| WHAT YOU SHOULD DO |
Write each line of the material exactly as given, from the top through the line that contains "import * as", and omit all pictures.

########

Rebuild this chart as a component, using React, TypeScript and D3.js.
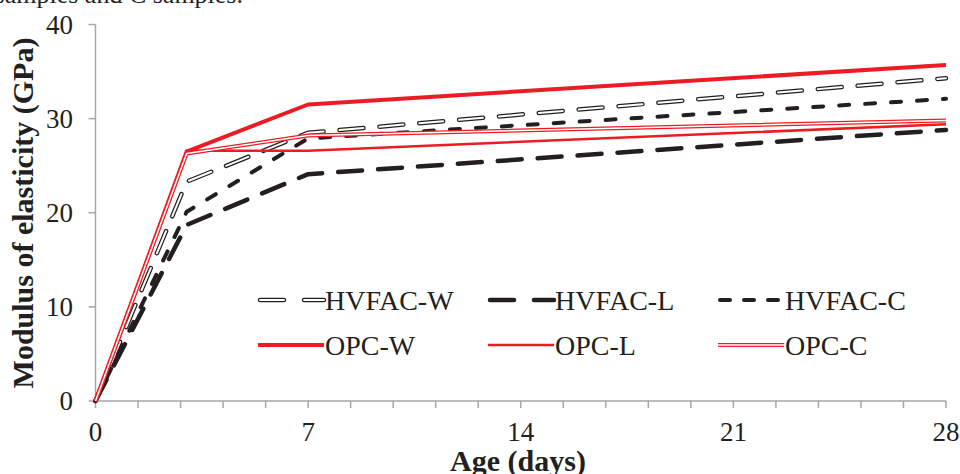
import React from "react";
import * as d3 from "d3";

const days = [0, 3, 7, 28];
const hvfacW = [0, 23.3, 28.5, 34.3];
const hvfacL = [0, 18.7, 24.1, 28.8];
const hvfacC = [0, 20.1, 27.9, 32.1];
const opcW = [0, 26.5, 31.5, 35.7];
const opcL = [0, 26.6, 26.6, 29.4];
const opcC = [0, 26.3, 28.2, 29.8];

const yTicks = [0, 10, 20, 30, 40];
const xLabels = [0, 7, 14, 21, 28];

const RED = "#ed1c24";
const BLACK = "#231f20";

type Style = {
  name: string;
  values: number[];
  color: string;
  width: number;
  dash?: string;
  inner?: number;
};

const series: Style[] = [
  { name: "HVFAC-W", values: hvfacW, color: BLACK, width: 4.5, dash: "24,16", inner: 2 },
  { name: "HVFAC-L", values: hvfacL, color: BLACK, width: 4.5, dash: "24,16" },
  { name: "HVFAC-C", values: hvfacC, color: BLACK, width: 4, dash: "10,16" },
  { name: "OPC-W", values: opcW, color: RED, width: 4 },
  { name: "OPC-L", values: opcL, color: RED, width: 2.5 },
  { name: "OPC-C", values: opcC, color: RED, width: 4, inner: 1.5 },
];

const W = 960;
const H = 474;
const x = d3.scaleLinear().domain([0, 28]).range([95.5, 946]);
const y = d3.scaleLinear().domain([0, 40]).range([401, 24.5]);
const minorTicks = d3.range(0, 28.001, 1.4);

const line = d3
  .line<number>()
  .x((_, i) => x(days[i]))
  .y((d) => y(d));

function Stroke({ s, d }: { s: Style; d: string }) {
  const cap = s.dash ? "round" : "butt";
  return (
    <g>
      <path d={d} fill="none" stroke={s.color} strokeWidth={s.width} strokeDasharray={s.dash} strokeLinecap={cap} strokeLinejoin="round" />
      {s.inner ? (
        <path d={d} fill="none" stroke="#fff" strokeWidth={s.inner} strokeDasharray={s.dash} strokeLinecap={cap} strokeLinejoin="round" />
      ) : null}
    </g>
  );
}

export default function App() {
  const font = "'Liberation Serif', 'Times New Roman', serif";
  const legCols = [258, 488, 718];
  const legRows = [300, 345];
  return (
    <svg width={W} height={H} style={{ position: "absolute", left: 0, top: 0, background: "#fff" }} fontFamily={font}>
      <text x={243} y={3} fontSize={26} textAnchor="end" fill="#231f20">samples and C samples.</text>

      {/* y axis */}
      <line x1={x(0)} x2={x(0)} y1={y(40)} y2={y(0)} stroke="#a6a6a6" strokeWidth={1.5} />
      {yTicks.map((t) => (
        <g key={t}>
          <line x1={x(0) - 7} x2={x(0)} y1={y(t)} y2={y(t)} stroke="#a6a6a6" strokeWidth={1.5} />
          <text x={73} y={y(t)} dy="0.35em" fontSize={27} textAnchor="end" fill="#231f20">{t}</text>
        </g>
      ))}

      {/* x axis */}
      <line x1={x(0)} x2={x(28)} y1={y(0)} y2={y(0)} stroke="#a6a6a6" strokeWidth={1.5} />
      {minorTicks.map((t, i) => (
        <line key={i} x1={x(t)} x2={x(t)} y1={y(0)} y2={y(0) + 7} stroke="#a6a6a6" strokeWidth={1.5} />
      ))}
      {xLabels.map((t) => (
        <text key={t} x={x(t)} y={432} dy="0.35em" fontSize={27} textAnchor="middle" fill="#231f20">{t}</text>
      ))}

      <text x={518} y={471} fontSize={30} fontWeight="bold" textAnchor="middle" fill="#231f20">Age (days)</text>
      <text transform={`translate(22,${213}) rotate(-90)`} dy="0.35em" fontSize={30} fontWeight="bold" textAnchor="middle" fill="#231f20">Modulus of elasticity (GPa)</text>

      {series.map((s) => (
        <Stroke key={s.name} s={s} d={line(s.values) || ""} />
      ))}

      {/* legend */}
      {series.map((s, i) => {
        const lx = legCols[i % 3];
        const ly = legRows[Math.floor(i / 3)];
        return (
          <g key={s.name}>
            <Stroke s={{ ...s, dash: s.dash ? (s.name === "HVFAC-C" ? "10,14" : "24,20") : undefined }} d={`M${lx + (s.dash ? 2 : 0)},${ly}H${lx + 66}`} />
            <text x={lx + 67} y={ly} dy="0.35em" fontSize={28} fill="#231f20">{s.name}</text>
          </g>
        );
      })}
    </svg>
  );
}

########

| SOLUTION TO THE EXERCISE |
Rebuild this chart as a component, using React, TypeScript and D3.js.
import React from "react";
import * as d3 from "d3";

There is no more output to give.